Unlike many of the other victims of Trump’s invective, Kim Jong-un and Nicolas Maduro both deserve to be vilified. They are vicious dictators who show no regard for human life or the basic norms of civilized society. Kim’s villainy is of a higher order than Maduro’s—North Korea is the most repressive place on Earth—and he poses a much greater threat to the United States. Maduro isn’t developing nuclear weapons or threatening to attack U.S. territory. He does, however, deserve considerable calumny for destroying the last remnants of Venezuela’s democracy, whereas Kim Jong-un has simply continued the totalitarianism that he inherited from his father and grandfather.
It is entirely fit and proper for a president of the United States to denounce both Kim and Maduro. But that doesn’t mean that the way Trump went about is smart. He is, in fact, playing right into the dictators’ hands with his over-the-top threats.
He warned Kim Jong-un: “North Korea best not make any more threats to the United States. They will be met with fire and fury like the world has never seen.” Far from backing down after these comments were criticized, he doubled down, saying that the U.S. was “locked and loaded” for war. If taken seriously, Trump’s comments suggest that he is prepared to wage war not in response to North Korean actions but simply North Korean words.
There is, in fact, no sign that the U.S. is getting ready for conflict. If that were the case, the U.S. armed forces would be evacuating 200,000 American civilians from South Korea and rushing in the additional forces called for under the Pentagon’s war plan—Oplan 5027. That’s not happening, and senior officials—Secretary of State Rex Tillerson, Secretary of Defense Jim Mattis, National Security Advisor H.R. McMaster, and Chairman of the Joint Chiefs of Staff Gen. Joe Dunford—all say that conflict is not “imminent.”
Trump’s saber-rattling is unlikely to cause North Korea to stop its nuclear program. If anything, Kim will only redouble his efforts in the face of this American threat, while basking in further confirmation that the U.S. really is, as his propaganda claims, a warmonger intent on destroying North Korea. With Kim already on the verge of acquiring the capability to hit the U.S. with nuclear-tipped ICBMs, either the North Korean despot will call Trump’s bluff, leading to a loss of American credibility, or he will invite a catastrophic conflict. Neither option, needless to say, is a good one.

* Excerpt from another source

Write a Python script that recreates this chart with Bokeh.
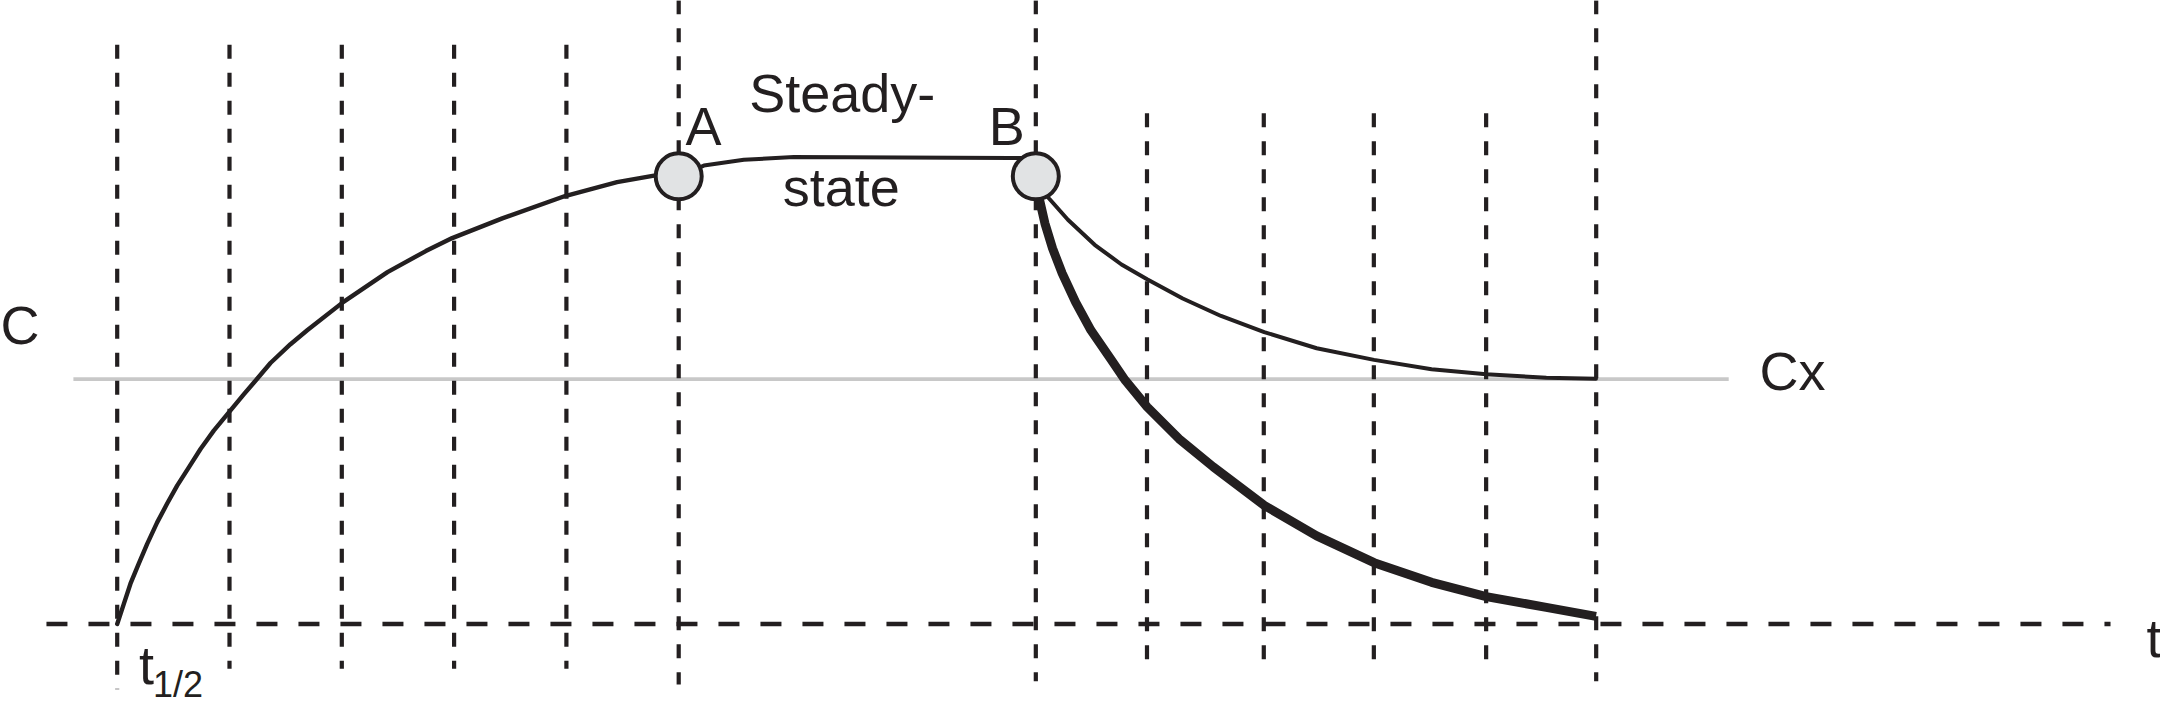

Trump’s threat of a “military option” against Venezuela is even more misguided. The U.S. is not going to invade Venezuela no matter how many human-rights abuses Maduro commits because we don’t have any national-security interest in doing so. Normally Trump himself is the first one to argue against humanitarian interventions, but, in this case, he allowed his rhetoric to run away with him.
Whatever his motivation, the Defense Department is even less prepared and willing to attack Venezuela than it is North Korea. The only concrete consequences of Trump’s wild threat is to force America’s Latin American allies to distance themselves from Washington and to hand Maduro a propaganda victory. Like Kim Jong-un, he, too, justifies his dictatorship as a defense against Yanqui colonialism and militarism, and Trump’s words seem to provide support for his propaganda. Moreover, assuming that Trump’s words don’t lead Maduro to change his repressive policies, the failure to back up this threat will further dent American credibility.
Trump found hyperbole to be a useful tool in the real estate business and his pursuit of the White House. But a president in control of the world’s mightiest military cannot afford so much loose talk without doing grave damage to American security and running the risk of needless conflict. Many hoped that the arrival of Gen. John Kelly as White House chief of staff would lead to a more moderate tone from the president. So far it hasn’t happened, but it’s never too late for Trump to adopt Theodore Roosevelt’s motto: “speak softly and carry a big stick.”